Thar she blows. You can apply these same tricks to any winter vegetable and even most summer vegetables (when that time comes). So go slip on the boots and fire up that grill. Be sure to come back and let me know what vegetables you cooked and how they turned out.
Brussels sprouts are a robust vegetable that are perfect for the grill. Their natural bitterness works well in balancing rich flavors, such as those found in this sauce. Pairs well with grilled bratwurst and smoked ham.

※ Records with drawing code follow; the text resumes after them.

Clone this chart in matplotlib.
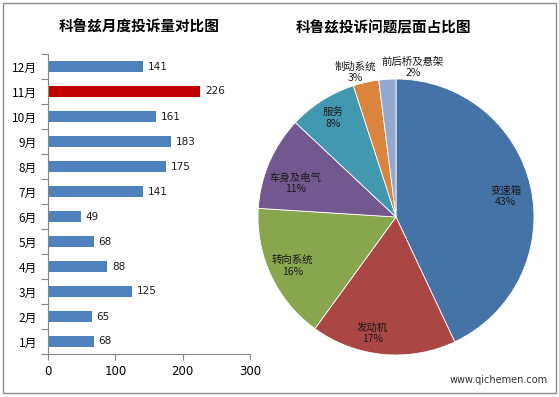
import numpy as np
import matplotlib
matplotlib.use("Agg")
import matplotlib.pyplot as plt
from matplotlib.patches import Rectangle
from matplotlib.ticker import FixedLocator

plt.rcParams['font.family'] = ['Noto Sans CJK SC', 'DejaVu Sans']

months = ['1月', '2月', '3月', '4月', '5月', '6月', '7月', '8月', '9月', '10月', '11月', '12月']
complaints = [68, 65, 125, 88, 68, 49, 141, 175, 183, 161, 226, 141]
highlight_month = '11月'

pie_labels = ['变速箱', '发动机', '转向系统', '车身及电气', '服务', '制动系统', '前后桥及悬架']
pie_values = [43, 17, 16, 11, 8, 3, 2]

x_ticks = [0, 100, 200, 300]

W, H = 559, 397
fig = plt.figure(figsize=(W / 100, H / 100), dpi=100)
fig.patch.set_facecolor('white')

# outer border
fig.add_artist(Rectangle((3 / W, 1 - 393 / H), 553 / W, 390 / H, transform=fig.transFigure,
                         fill=False, edgecolor='#8c8c8c', linewidth=1.0))

# ---------- bar chart ----------
axb = fig.add_axes([48 / W, 1 - 354 / H, 202 / W, 300 / H])
ypos = np.arange(len(months))
colors = ['#C00000' if m == highlight_month else '#4F81BD' for m in months]
axb.barh(ypos, complaints, height=0.42, color=colors, edgecolor='none')
for y, v in zip(ypos, complaints):
    axb.text(v + 7, y, str(v), va='center', ha='left', fontsize=7.5, color='#1a1a1a',
             family=['DejaVu Sans'])
axb.set_xlim(0, 300)
axb.set_ylim(-0.5, len(months) - 0.5)
axb.set_yticks(ypos)
axb.set_yticklabels(months, fontsize=8.5)
axb.yaxis.set_minor_locator(FixedLocator(np.arange(-0.5, len(months), 1.0)))
axb.tick_params(axis='y', which='major', length=0, pad=8)
axb.tick_params(axis='y', which='minor', length=5, color='#868686', width=0.8)
axb.set_xticks(x_ticks)
axb.set_xticklabels([str(t) for t in x_ticks], fontsize=8.5, family=['DejaVu Sans'])
axb.tick_params(axis='x', length=4, color='#868686', width=0.8, pad=4)
for s in ['top', 'right']:
    axb.spines[s].set_visible(False)
for s in ['left', 'bottom']:
    axb.spines[s].set_color('#868686')
    axb.spines[s].set_linewidth(0.8)

fig.text(139 / W, 1 - 27 / H, '科鲁兹月度投诉量对比图', ha='center', va='center',
         fontsize=10.5, fontweight='bold')

# ---------- pie chart ----------
cx, cy, r = 396, 217, 138
axp = fig.add_axes([(cx - r) / W, 1 - (cy + r) / H, 2 * r / W, 2 * r / H])
pie_colors = ['#4572A7', '#AA4643', '#89A54E', '#71588F', '#4198AF', '#DB843D', '#93A9CF']
wedges, _ = axp.pie(pie_values, colors=pie_colors, startangle=90, counterclock=False,
                    radius=1.0, wedgeprops=dict(edgecolor='white', linewidth=0.6))
axp.set_xlim(-1, 1)
axp.set_ylim(-1, 1)
axp.set_aspect('equal')
axp.axis('off')

label_dist = [0.81, 0.86, 0.83, 0.77, 0.85, 1.09, 1.09]
angle_shift = [-2, -6, 0, 5, 0, 3, -10]
for w, lab, v, d, sh in zip(wedges, pie_labels, pie_values, label_dist, angle_shift):
    ang = np.deg2rad((w.theta1 + w.theta2) / 2 + sh)
    axp.text(d * np.cos(ang), d * np.sin(ang), f'{lab}\n{v}%', ha='center', va='center',
             fontsize=7.5, color='#1a1a1a', linespacing=1.2, clip_on=False)

fig.text(383 / W, 1 - 27 / H, '科鲁兹投诉问题层面占比图', ha='center', va='center',
         fontsize=10.5, fontweight='bold')

fig.text(548 / W, 1 - 380 / H, 'www.qichemen.com', ha='right', va='center',
         fontsize=7, color='#333333', family=['DejaVu Sans'])

fig.savefig('out.png', dpi=100, facecolor='white')
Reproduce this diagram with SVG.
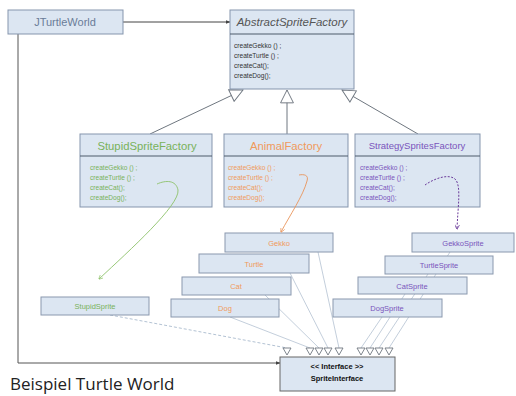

- 1 pound Brussels sprouts, cut in half lengthwise and rinsed
- 1 tablespoon of cooking oil
- 1/2 teaspoon kosher salt
- 1/4 teaspoon black pepper
- 3 cups unsalted chicken stock
- 1/2 cup cream
- 1 1/2 tablespoons Dijon mustard
- 6 ounces Swiss cheese, cut into 1/2 inch cubes
- 1 teaspoon chicken stock plus 1 teaspoon cornstarch (optional)
- Place a grill basket on your grill. Turn the grill on high heat.
- While the grill is heating, parboil and shock the Brussels sprouts by putting them in boiling water for 1 minute. Remove them from the boiling water and immediately put them in ice water.
- Once the Brussels sprouts have cooled, remove them from the ice water to paper towels and pat dry.
- Toss the Brussels sprouts, oil, salt and pepper together in a bag until the sprouts are evenly coated.
- Add the Brussels sprouts to the heated grill basket and cook for 10-15 minutes, tossing every 4-5 minutes.
- In a small pot, bring the unsalted chicken stock to a boil. Lower the heat to a steady simmer and reduce by 2/3 until you're left with about 1 cup of reduced stock.
- Whisk in the cream and Dijon mustard.
- Reduce the heat and add the Swiss cheese, stirring constantly to melt the cheese evenly and prevent burning.
- For a thicker sauce, combine 1 teaspoon of cold chicken stock with 1 teaspoon of cornstarch to make a slurry. Add the slurry to the sauce and bring to a simmer to thicken.
- Add the sauce to the Brussels sprouts a couple spoonfuls at a time and toss to coat. Continue adding the sauce until coated as desired.